As with most optimizations, it’s mostly a tradeoff between memory size and runtime performance.

Trick

Monomorphization can drastically increase the size of the binary. But, most of the impact can be avoided by redesigning the generic code to separate the code that handles the generic part and the rest of the code that deals with ordinary data types. This trick can be seen inside the standard library as well. For example in std::path::with_extension():

pub fn with_extension<S: AsRef<OsStr>>(&self, extension: S) -> PathBuf {
    self._with_extension(extension.as_ref())
}

fn _with_extension(&self, extension: &OsStr) -> PathBuf {
    // complex function ...
}

The generic code is encapsulated in with_extension() and gets resolved into a concrete data type. This type can be used to call the complex part of the function that resides inside another function. In this case, the compiler can only use monomorphization for with_extension() and does not need to copy _with_extension. However, the compiler may choose to inline functions which could revert the effects of separating generic and non-generic code. Therefore, #[inline(never)] can help to tell the compiler to not inline a function.

Tracking

It might be useful to track how many copies of a function exist. A useful tool for this is for example llvm-lines which allows to see the number of copies, as well as their size. Using the example of the generic print function we can see the three copies created, one for each argument.

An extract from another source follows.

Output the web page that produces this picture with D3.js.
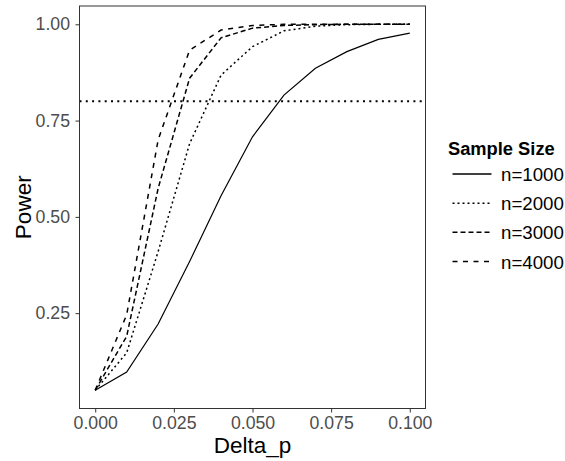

▶ cargo llvm-lines --release

  Lines               Copies            Function name
  -----               ------            -------------
  2026                54                (TOTAL)
   303 (15.0%, 15.0%)  1 (1.9%,  1.9%)  alloc::raw_vec::RawVecInner<A>::grow_amortized
   282 (13.9%, 28.9%)  1 (1.9%,  3.7%)  alloc::alloc::Global::grow_impl
   158 (7.8%, 36.7%)   1 (1.9%,  5.6%)  alloc::raw_vec::RawVecInner<A>::try_allocate_in
   143 (7.1%, 43.7%)   3 (5.6%, 11.1%)  monomorphization::print
   ...